During the first quarter of 2020, Europe once again found itself to be in the center of a global war, this time against an invisible, very deadly enemy, the virus SARS-CoV-2, which causes COVID-19.
At the end of the quarter, on March 31, the 19 countries of the Eurozone had 359,296 confirmed cases of the virus and 26,612 deaths. Adding the remaining 8 member countries of the European Union that do not use the euro as their currency and the United Kingdom, which is in a transition period of leaving the EU, the numbers become 389,151 confirmed cases and 28,267 deaths. These compare with 164,359 confirmed cases and 3,173 deaths in the United States as of March 31. In other words, the EU registered more than double the confirmed cases in the United States by month’s end and about 9 times as many deaths. All countries in Europe are engaged in the battle to varying degrees. Italy and Spain have been hit the hardest. There are some indications that the virus situation in Italy is beginning to stabilize, with contagion appearing to have reached a plateau. The war is still raging in Spain, but the rate of increase in deaths may be slowing.

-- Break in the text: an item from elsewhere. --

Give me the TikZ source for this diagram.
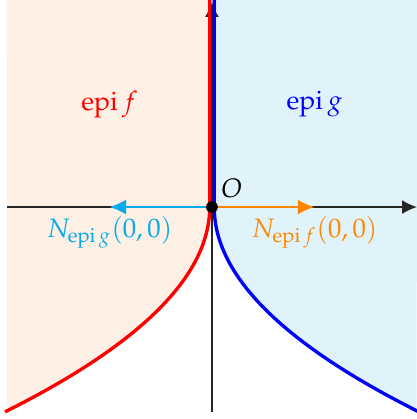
\documentclass[tikz,border=0pt]{standalone}
\usepackage{amsmath}
\usepackage{mathpazo}
\usetikzlibrary{arrows.meta}
\definecolor{epifill}{RGB}{254,240,228}
\definecolor{epigfill}{RGB}{224,243,250}
\definecolor{nfcol}{RGB}{255,135,0}
\definecolor{ngcol}{RGB}{0,170,236}
\tikzset{
  axis/.style={draw=black!85, line width=0.45pt, -{Latex[length=5.6pt,width=5.2pt]}},
  epicurve/.style={line width=1.25pt},
  ncone/.style={-{Latex[length=6.2pt,width=5.6pt]}, line width=0.8pt},
  dot/.style={circle, fill=black, inner sep=0pt, minimum size=4.4pt}
}

\begin{document}
\begin{tikzpicture}[x=2.7cm, y=2.7cm]
  \useasboundingbox (-1.034,-1.034) rectangle (1.0,1.01);
  \coordinate (xl) at (-1,0);
  \coordinate (xr) at (1,0);
  \coordinate (yb) at (0,-1);
  \coordinate (yt) at (0,1);
  \coordinate (nf) at (0.5,0);
  \coordinate (ng) at (-0.5,0);
  % epigraphs
  \fill[epifill] (-1,1.01) -- (0,1.01) -- (0,0)
    -- plot[variable=\t, domain=0:1, samples=60] ({-\t*\t},{-\t}) -- cycle;
  \fill[epigfill] (1,1.01) -- (0,1.01) -- (0,0)
    -- plot[variable=\t, domain=0:1, samples=60] ({\t*\t},{-\t}) -- cycle;
  \draw[axis] (xl) -- (xr);
  \draw[axis] (yb) -- (yt);
  \draw[red, epicurve, xshift=-0.85pt] (0,1.01) -- (0,0)
    -- plot[variable=\t, domain=0:1, samples=60] ({-\t*\t},{-\t});
  \draw[blue, epicurve, xshift=0.85pt] (0,1.01) -- (0,0)
    -- plot[variable=\t, domain=0:1, samples=60] ({\t*\t},{-\t});
  \node[dot] (o) at (0,0) {};
  % normal cones
  \draw[ncone, nfcol] (o) -- (nf);
  \draw[ncone, ngcol] (o) -- (ng);
  \node[above right] (olbl) at (o) {$O$};
  \node[text=red] (epif) at (-0.5,0.5) {$\operatorname{epi} f$};
  \node[text=blue] (epig) at (0.5,0.5) {$\operatorname{epi} g$};
  \node[below, text=nfcol] (nflbl) at (nf) {$N_{\operatorname{epi} f}(0,0)$};
  \node[below, text=ngcol] (nglbl) at (ng) {$N_{\operatorname{epi} g}(0,0)$};
\end{tikzpicture}
\end{document}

Governments, after an unfortunate delay, have moved to contain the virus with social distancing, travel restrictions, and lockdowns of increasing severity. Currently, most nonessential businesses as well as schools are closed or operating remotely, and citizens are expected to remain at home except for essential reasons such as to purchase food. A combination of severe supply and demand shocks resulting from both the disease and required countermeasures has led to a sudden recession, the depth and duration of which is impossible to determine at present. It is a service sector-led recession, with the travel and tourism industries being crushed. Keep in mind that services account for over 76% of the gross domestic product of the Eurozone. The just-released final IHS Markit Manufacturing PMI for the Eurozone for March indicates output, new orders, and purchasing in the manufacturing sector all fell sharply. Earlier-released flash data for services showed even steeper declines. Company closures, lockdowns, and rising unemployment are all contributing to the downturn, which promises to worsen in the current quarter.

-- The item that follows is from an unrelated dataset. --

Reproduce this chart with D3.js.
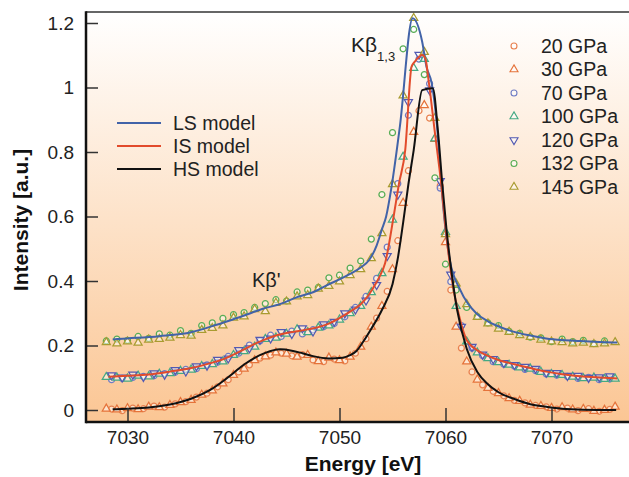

As is happening in the United States, European governments individually and collectively through the European Union are moving rapidly to provide unprecedented stimulus to the economies and support to affected enterprises and individuals. Tax moratoriums, payment extensions on social charges, loans and loan guarantees, and wage subsidies, along with greatly increased health expenditures, have been announced by governments, with promises of further action (“whatever it takes”). Even Germany, known for the severity of its fiscal restraint in recent years, is abandoning that stance and borrowing 356 billion euros, equal to nearly 10% of gross domestic product, in order to finance its programs to counter the economic effects of the virus. Bruno Le Maire, French finance minister, has indicated that France intends to protect important companies by recapitalizing them and went so far as to say, “I could even use the word nationalization if necessary.”

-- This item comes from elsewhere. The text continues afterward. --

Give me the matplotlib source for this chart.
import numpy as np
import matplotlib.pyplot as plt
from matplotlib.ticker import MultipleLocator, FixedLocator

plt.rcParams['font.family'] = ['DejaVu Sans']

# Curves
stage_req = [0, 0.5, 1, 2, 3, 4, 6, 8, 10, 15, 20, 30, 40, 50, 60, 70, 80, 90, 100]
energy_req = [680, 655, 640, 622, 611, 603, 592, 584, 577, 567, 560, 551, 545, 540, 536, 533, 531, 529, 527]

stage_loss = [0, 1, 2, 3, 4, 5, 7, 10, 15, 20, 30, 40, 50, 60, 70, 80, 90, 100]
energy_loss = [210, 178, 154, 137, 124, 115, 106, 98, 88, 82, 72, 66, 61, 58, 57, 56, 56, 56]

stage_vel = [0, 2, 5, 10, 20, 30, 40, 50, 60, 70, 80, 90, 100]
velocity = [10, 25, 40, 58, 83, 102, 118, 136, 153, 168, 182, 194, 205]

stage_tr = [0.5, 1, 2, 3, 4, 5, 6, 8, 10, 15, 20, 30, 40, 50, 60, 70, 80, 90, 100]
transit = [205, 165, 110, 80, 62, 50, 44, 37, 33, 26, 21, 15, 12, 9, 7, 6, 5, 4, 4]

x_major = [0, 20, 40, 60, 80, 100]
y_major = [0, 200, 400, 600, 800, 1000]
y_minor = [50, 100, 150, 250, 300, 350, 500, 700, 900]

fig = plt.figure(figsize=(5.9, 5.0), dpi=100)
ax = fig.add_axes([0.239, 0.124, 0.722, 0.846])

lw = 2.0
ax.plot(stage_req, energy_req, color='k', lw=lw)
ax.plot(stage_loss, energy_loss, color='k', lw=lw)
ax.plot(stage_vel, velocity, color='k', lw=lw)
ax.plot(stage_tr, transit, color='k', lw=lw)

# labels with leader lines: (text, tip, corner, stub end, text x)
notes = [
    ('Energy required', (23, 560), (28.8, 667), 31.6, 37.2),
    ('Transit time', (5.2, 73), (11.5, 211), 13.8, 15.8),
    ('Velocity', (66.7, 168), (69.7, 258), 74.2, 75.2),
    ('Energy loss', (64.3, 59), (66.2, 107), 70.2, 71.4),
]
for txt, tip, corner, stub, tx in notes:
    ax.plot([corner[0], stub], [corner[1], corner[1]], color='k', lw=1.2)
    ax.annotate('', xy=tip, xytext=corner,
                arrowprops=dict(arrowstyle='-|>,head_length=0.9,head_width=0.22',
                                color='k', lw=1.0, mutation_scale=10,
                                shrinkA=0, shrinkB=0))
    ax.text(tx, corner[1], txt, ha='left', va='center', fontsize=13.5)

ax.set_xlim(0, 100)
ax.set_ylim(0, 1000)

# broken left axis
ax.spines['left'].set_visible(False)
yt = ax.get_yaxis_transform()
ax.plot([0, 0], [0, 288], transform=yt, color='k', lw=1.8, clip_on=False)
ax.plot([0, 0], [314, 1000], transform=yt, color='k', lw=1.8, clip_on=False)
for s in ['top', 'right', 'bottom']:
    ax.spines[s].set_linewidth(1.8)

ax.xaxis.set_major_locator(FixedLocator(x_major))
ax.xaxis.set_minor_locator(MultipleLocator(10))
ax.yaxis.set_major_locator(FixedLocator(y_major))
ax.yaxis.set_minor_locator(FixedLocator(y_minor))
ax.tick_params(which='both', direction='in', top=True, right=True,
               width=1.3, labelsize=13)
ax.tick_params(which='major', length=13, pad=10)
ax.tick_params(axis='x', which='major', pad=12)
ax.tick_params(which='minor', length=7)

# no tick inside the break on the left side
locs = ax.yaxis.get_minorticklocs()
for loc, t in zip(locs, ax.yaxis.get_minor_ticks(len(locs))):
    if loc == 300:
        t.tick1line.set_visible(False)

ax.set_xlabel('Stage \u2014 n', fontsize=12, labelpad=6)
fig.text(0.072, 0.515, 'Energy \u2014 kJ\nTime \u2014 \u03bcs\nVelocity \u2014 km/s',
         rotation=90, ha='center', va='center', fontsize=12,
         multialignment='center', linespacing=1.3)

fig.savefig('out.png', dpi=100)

Collectively through the EU, the European Stability Mechanism, the EU’s economic rescue fund, looks likely to be activated in the coming weeks, and that will provide funds up to another 2% of GDP stimulus from governments and 0.6% of GDP from the European Commission. Furthermore, the European Investment Bank proposes to provide guarantees of up to 200 billion € (About 1.5% of GDP). These measures provide a lot of firepower, and even more may be coming, including an 80- to 100-billion-euro pan-European unemployment reinsurance scheme to help countries faced with rapidly expanding jobless claims.
The European Central Bank has also rapidly ramped up its stimulus actions, including a new Pandemic Emergency Purchase Programme of up to 750 billion euros until the end of this year. This amount is addition to the 120-billion-euro extra purchases announced on March 12. Together these programs will be equal to 7.3% of the Eurozone’s GDP. Most previous restrictions on purchases have been dropped in order to give the ECB needed flexibility across time, asset classes, and jurisdictions. ECP President Christine Lagarde has emphasized, “We are fully prepared to increase the size of our asset-purchase programmes and adjust their composition by as much as necessary and for as long as needed.” She added that the ECB is making available “up to 3 trillion euros in liquidity through our refinancing operations.”
Eurozone equity markets tumbled during the quarter and ended with the iShares MSCI Eurozone ETF, EZU, losing 27.2 % year-to-date as of March 31 on a total-return basis. With fiscal and monetary policy fire hoses turned on full blast, the stage is being set for a potential upturn once the virus threat recedes and investors begin to see some light at the end of the tunnel.